-- Exercise brief --
Below are some entries. Transcribe the lines from the one holding "What TikZ code" to the one holding "(vrb) -- (vrt);", inclusive, but not the pictures among them.
======== Entries shown ========
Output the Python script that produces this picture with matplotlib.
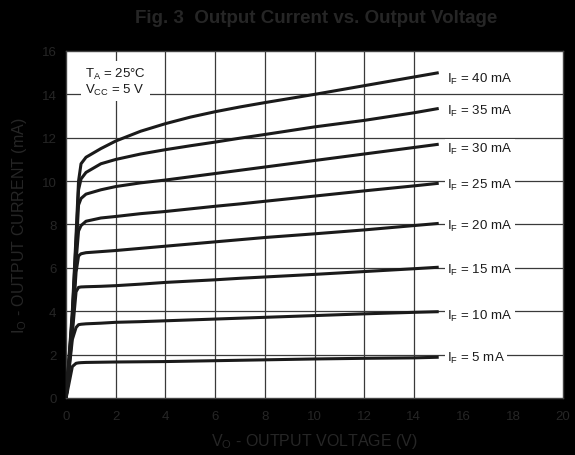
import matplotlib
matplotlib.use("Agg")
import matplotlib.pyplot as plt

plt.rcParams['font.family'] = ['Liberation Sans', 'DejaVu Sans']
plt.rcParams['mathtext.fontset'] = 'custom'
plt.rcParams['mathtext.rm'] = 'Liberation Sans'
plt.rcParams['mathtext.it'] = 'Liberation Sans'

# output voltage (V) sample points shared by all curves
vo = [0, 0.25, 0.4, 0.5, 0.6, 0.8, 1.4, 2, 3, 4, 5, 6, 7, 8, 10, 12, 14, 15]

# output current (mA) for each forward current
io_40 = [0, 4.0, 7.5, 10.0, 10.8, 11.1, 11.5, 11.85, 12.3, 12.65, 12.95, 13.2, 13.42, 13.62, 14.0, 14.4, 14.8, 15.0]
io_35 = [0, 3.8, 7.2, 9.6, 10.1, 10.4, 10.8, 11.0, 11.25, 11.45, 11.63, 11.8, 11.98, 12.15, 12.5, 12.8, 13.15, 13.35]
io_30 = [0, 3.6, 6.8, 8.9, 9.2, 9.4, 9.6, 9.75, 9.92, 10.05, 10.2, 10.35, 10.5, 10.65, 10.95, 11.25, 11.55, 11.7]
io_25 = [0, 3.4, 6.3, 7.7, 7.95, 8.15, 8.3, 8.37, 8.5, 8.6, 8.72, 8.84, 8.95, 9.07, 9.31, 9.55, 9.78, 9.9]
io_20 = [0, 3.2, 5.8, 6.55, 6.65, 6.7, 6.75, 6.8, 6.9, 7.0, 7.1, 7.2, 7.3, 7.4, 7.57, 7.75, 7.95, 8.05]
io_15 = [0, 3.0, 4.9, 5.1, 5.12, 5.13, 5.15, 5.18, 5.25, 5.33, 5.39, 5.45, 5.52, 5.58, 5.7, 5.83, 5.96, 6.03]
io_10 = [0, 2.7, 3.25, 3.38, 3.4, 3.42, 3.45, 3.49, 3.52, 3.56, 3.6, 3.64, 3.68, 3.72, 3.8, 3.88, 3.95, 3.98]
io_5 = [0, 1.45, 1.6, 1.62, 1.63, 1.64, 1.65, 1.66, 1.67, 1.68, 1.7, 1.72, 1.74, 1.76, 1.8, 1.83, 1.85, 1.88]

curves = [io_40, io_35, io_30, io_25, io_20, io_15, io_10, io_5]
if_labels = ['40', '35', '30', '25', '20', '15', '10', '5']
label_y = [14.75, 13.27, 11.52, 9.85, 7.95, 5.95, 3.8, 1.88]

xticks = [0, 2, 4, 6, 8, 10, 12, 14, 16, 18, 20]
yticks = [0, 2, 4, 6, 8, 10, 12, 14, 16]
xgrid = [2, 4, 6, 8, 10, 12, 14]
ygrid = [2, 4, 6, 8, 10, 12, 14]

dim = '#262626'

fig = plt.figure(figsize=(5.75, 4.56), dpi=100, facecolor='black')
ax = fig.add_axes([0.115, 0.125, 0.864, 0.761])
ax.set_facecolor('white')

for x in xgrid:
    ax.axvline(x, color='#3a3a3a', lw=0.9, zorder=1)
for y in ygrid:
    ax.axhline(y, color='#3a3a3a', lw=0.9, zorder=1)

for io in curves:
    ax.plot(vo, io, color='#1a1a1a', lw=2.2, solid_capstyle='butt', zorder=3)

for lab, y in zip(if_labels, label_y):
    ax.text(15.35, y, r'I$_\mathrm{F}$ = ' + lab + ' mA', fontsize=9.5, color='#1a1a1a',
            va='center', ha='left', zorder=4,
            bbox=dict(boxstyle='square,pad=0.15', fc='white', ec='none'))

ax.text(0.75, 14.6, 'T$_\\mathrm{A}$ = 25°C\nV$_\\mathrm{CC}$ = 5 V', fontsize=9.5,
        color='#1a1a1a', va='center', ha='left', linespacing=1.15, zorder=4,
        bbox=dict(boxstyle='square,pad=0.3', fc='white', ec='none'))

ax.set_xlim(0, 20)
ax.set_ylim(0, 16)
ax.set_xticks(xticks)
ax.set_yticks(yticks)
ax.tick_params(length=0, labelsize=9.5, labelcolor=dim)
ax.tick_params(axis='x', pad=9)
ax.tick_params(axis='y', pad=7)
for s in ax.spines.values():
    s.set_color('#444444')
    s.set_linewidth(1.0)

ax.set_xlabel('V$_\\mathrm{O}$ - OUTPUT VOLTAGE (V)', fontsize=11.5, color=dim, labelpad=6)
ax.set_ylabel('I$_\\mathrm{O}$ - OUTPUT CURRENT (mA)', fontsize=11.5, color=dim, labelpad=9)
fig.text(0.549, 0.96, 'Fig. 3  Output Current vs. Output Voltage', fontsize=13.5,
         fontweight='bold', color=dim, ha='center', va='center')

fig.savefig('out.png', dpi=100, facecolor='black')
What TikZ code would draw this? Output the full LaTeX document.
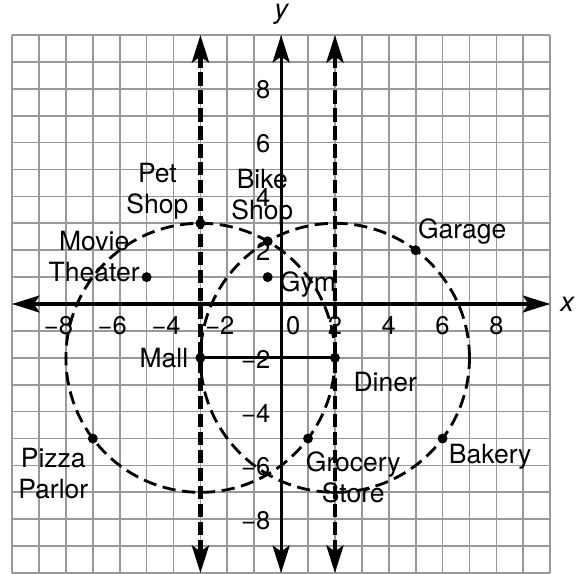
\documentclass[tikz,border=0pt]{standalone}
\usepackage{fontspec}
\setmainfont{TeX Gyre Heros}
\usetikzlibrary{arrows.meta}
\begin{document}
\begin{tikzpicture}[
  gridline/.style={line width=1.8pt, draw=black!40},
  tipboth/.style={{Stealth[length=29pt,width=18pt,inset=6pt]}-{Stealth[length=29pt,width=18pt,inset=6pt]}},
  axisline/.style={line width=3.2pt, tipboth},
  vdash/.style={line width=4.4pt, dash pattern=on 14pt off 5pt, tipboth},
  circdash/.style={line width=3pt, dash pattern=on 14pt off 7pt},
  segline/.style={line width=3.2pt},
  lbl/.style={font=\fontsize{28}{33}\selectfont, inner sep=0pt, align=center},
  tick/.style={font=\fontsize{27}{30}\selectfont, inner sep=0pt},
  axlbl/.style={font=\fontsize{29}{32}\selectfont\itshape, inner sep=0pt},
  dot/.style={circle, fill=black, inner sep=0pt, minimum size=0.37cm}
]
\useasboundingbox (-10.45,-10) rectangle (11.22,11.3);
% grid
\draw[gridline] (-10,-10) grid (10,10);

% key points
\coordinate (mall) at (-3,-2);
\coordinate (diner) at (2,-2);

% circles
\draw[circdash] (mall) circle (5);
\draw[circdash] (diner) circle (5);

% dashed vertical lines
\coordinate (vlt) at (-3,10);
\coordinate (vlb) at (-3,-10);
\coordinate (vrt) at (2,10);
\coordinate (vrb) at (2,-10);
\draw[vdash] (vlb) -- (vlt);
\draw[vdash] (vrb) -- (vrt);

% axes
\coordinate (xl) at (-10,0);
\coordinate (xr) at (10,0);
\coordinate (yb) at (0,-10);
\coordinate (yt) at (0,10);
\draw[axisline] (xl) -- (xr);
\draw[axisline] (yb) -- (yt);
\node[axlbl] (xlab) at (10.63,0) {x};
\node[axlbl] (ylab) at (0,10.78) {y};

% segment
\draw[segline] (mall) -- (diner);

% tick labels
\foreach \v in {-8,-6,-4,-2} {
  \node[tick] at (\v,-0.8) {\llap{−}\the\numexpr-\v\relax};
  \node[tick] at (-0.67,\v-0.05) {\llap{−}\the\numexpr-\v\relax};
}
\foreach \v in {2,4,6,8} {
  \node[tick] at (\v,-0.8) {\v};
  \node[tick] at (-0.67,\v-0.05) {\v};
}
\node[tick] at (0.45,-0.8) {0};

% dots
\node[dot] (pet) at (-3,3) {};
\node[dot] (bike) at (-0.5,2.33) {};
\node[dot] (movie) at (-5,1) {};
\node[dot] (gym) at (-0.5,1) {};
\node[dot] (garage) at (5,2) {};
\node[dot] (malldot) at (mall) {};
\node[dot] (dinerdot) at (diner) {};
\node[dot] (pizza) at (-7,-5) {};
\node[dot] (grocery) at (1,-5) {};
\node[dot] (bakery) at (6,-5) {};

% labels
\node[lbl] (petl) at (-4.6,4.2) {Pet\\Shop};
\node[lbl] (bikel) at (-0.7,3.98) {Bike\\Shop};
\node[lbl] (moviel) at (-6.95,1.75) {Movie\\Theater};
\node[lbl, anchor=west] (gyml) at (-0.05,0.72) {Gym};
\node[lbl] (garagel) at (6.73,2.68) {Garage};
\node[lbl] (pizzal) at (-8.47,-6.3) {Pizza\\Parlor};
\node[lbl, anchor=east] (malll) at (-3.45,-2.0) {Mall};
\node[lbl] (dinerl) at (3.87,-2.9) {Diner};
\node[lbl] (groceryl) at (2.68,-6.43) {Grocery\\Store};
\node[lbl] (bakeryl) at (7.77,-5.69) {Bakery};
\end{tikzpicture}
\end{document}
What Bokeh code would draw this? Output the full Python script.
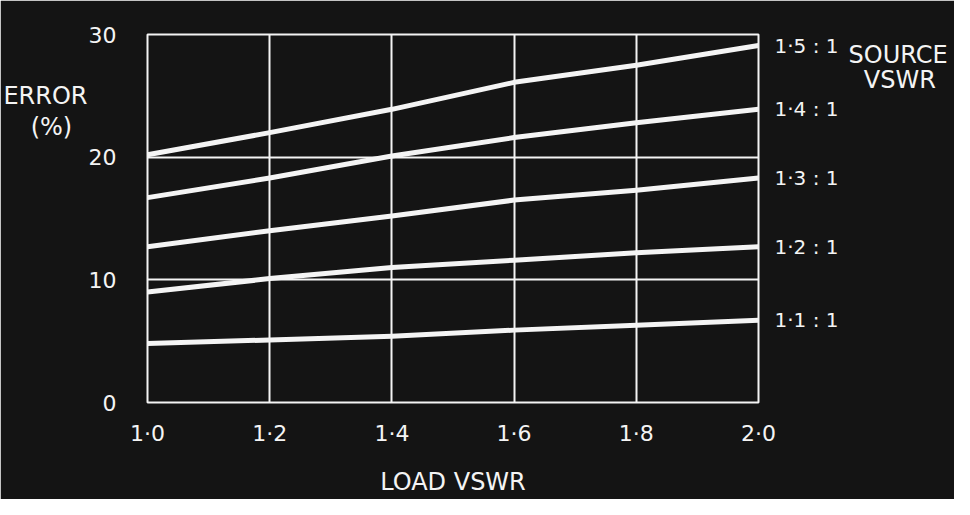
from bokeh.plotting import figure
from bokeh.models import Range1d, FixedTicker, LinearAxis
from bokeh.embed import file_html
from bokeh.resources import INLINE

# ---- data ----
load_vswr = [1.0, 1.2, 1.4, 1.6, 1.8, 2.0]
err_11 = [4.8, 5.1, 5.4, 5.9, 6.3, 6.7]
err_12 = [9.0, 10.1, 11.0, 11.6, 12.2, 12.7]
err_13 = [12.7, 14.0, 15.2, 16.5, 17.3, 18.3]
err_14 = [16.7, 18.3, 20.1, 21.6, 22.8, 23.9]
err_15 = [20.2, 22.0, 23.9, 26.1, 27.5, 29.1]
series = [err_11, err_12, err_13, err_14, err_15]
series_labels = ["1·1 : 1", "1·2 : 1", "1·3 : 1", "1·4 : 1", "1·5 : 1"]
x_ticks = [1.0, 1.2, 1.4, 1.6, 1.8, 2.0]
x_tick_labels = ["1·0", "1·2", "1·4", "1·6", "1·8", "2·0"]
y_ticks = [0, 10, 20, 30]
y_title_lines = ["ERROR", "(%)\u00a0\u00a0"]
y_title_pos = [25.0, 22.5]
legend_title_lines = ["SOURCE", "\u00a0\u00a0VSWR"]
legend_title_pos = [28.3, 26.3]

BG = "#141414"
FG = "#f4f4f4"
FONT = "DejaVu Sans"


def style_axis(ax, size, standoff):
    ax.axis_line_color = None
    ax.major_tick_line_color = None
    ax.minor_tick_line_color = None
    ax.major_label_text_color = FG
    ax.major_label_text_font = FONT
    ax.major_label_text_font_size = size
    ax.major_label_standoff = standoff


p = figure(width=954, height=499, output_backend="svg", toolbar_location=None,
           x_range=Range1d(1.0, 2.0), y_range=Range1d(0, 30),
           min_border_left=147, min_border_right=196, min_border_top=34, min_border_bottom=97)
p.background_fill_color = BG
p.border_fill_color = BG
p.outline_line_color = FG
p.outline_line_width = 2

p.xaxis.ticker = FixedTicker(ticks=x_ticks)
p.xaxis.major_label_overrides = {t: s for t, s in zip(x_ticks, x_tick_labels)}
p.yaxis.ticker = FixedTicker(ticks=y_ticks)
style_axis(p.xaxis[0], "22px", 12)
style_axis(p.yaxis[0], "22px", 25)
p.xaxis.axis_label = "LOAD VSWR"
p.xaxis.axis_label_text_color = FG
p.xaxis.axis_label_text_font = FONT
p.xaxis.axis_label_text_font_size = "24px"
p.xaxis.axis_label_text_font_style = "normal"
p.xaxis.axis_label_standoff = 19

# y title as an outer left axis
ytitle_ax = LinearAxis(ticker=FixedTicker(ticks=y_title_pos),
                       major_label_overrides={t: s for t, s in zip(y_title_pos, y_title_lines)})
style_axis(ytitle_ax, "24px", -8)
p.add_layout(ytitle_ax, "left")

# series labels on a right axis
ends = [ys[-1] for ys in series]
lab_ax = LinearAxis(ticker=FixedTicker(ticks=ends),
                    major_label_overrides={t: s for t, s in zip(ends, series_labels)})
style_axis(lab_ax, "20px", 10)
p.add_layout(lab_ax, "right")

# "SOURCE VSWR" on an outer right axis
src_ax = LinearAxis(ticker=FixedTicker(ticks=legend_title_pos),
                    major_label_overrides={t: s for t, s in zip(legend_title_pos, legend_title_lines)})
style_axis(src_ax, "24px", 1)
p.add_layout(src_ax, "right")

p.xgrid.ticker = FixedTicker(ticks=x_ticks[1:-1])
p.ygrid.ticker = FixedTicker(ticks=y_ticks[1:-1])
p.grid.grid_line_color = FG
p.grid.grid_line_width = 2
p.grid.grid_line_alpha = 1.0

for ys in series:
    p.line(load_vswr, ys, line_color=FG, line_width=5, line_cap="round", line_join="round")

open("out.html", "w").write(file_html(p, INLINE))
========
-- Solved exercise --
What TikZ code would draw this? Output the full LaTeX document.
\documentclass[tikz,border=0pt]{standalone}
\usepackage{fontspec}
\setmainfont{TeX Gyre Heros}
\usetikzlibrary{arrows.meta}
\begin{document}
\begin{tikzpicture}[
  gridline/.style={line width=1.8pt, draw=black!40},
  tipboth/.style={{Stealth[length=29pt,width=18pt,inset=6pt]}-{Stealth[length=29pt,width=18pt,inset=6pt]}},
  axisline/.style={line width=3.2pt, tipboth},
  vdash/.style={line width=4.4pt, dash pattern=on 14pt off 5pt, tipboth},
  circdash/.style={line width=3pt, dash pattern=on 14pt off 7pt},
  segline/.style={line width=3.2pt},
  lbl/.style={font=\fontsize{28}{33}\selectfont, inner sep=0pt, align=center},
  tick/.style={font=\fontsize{27}{30}\selectfont, inner sep=0pt},
  axlbl/.style={font=\fontsize{29}{32}\selectfont\itshape, inner sep=0pt},
  dot/.style={circle, fill=black, inner sep=0pt, minimum size=0.37cm}
]
\useasboundingbox (-10.45,-10) rectangle (11.22,11.3);
% grid
\draw[gridline] (-10,-10) grid (10,10);

% key points
\coordinate (mall) at (-3,-2);
\coordinate (diner) at (2,-2);

% circles
\draw[circdash] (mall) circle (5);
\draw[circdash] (diner) circle (5);

% dashed vertical lines
\coordinate (vlt) at (-3,10);
\coordinate (vlb) at (-3,-10);
\coordinate (vrt) at (2,10);
\coordinate (vrb) at (2,-10);
\draw[vdash] (vlb) -- (vlt);
\draw[vdash] (vrb) -- (vrt);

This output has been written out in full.